Comparing multiples with peers
Ensco’s (ESV) current valuation multiple as of October 29 is 5.92. This is higher than multiples for Rowan Companies (RDC) and Ocean Rig (ORIG), which are trading at 5.4x and 4.8x, respectively. Diamond Offshore (DO), Noble (NE), Pacific Drilling (PACD), Seadrill (SDRL), and Transocean (RIG) are trading at EV/EBITDA (enterprise value to earnings before interest, tax, depreciation, and amortization) multiples of 6.99x, 5.90x, 6.93x, 6.83x, and 6.95x, respectively.
Offshore drilling (OIH) (IYE) companies are best valued and compared using EV/EBITDA. A company’s forward EV/EBITDA ratio reflects what investors are willing to pay for the next four quarters of estimated EBITDA. For the offshore drilling industry, we believe that EV/EBITDA reflects the perceived riskiness of investing in offshore drilling companies as well as investors’ expectations for the industry’s outlook.
Ensco’s valuation multiple stands on the lower side despite comparatively lower risks the company is facing. The company is one of the least leveraged companies. It does not have any debt repayment concerns until 2019. The company also doesn’t face any immediate liquidity concerns. Plus, it has a decent backlog.

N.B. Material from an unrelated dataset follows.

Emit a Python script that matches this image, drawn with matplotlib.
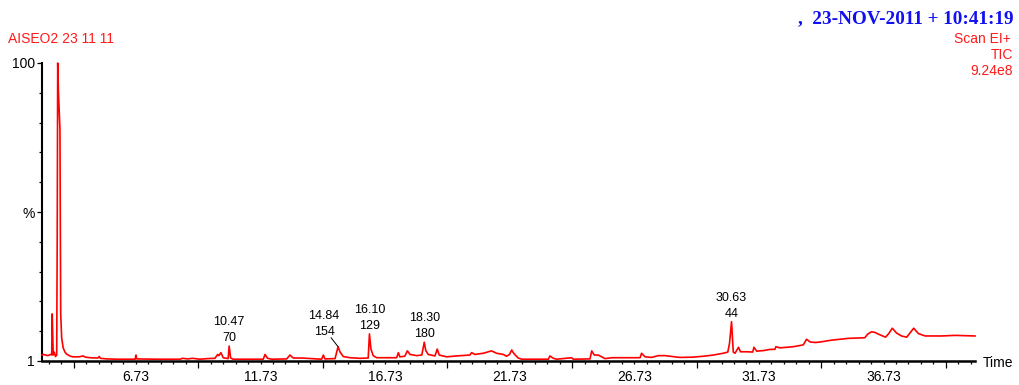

On the negative side, the company has a lower EBITDA margin than most of its peers. Investors should keep in mind these valuations are based on analysts’ EBITDA estimates, and they can change over time. Analysts’ estimate for Ensco’s 2016 EBITDA is $1,524 million, and that for 2017 is $1,184 million against the actual last-four-quarter EBITDA of $1,882 million.
Wall Street analyst target price
Wall Street analysts have a 12-month target price of $16.3 on the company compared to the current price of $18.25 on November 4. A total of 34 analysts gave recommendations on this stock. Only 11% of the analysts recommend a “buy,” 62% recommend a “hold,” and 27% recommend a “sell,” according to the Bloomberg consensus.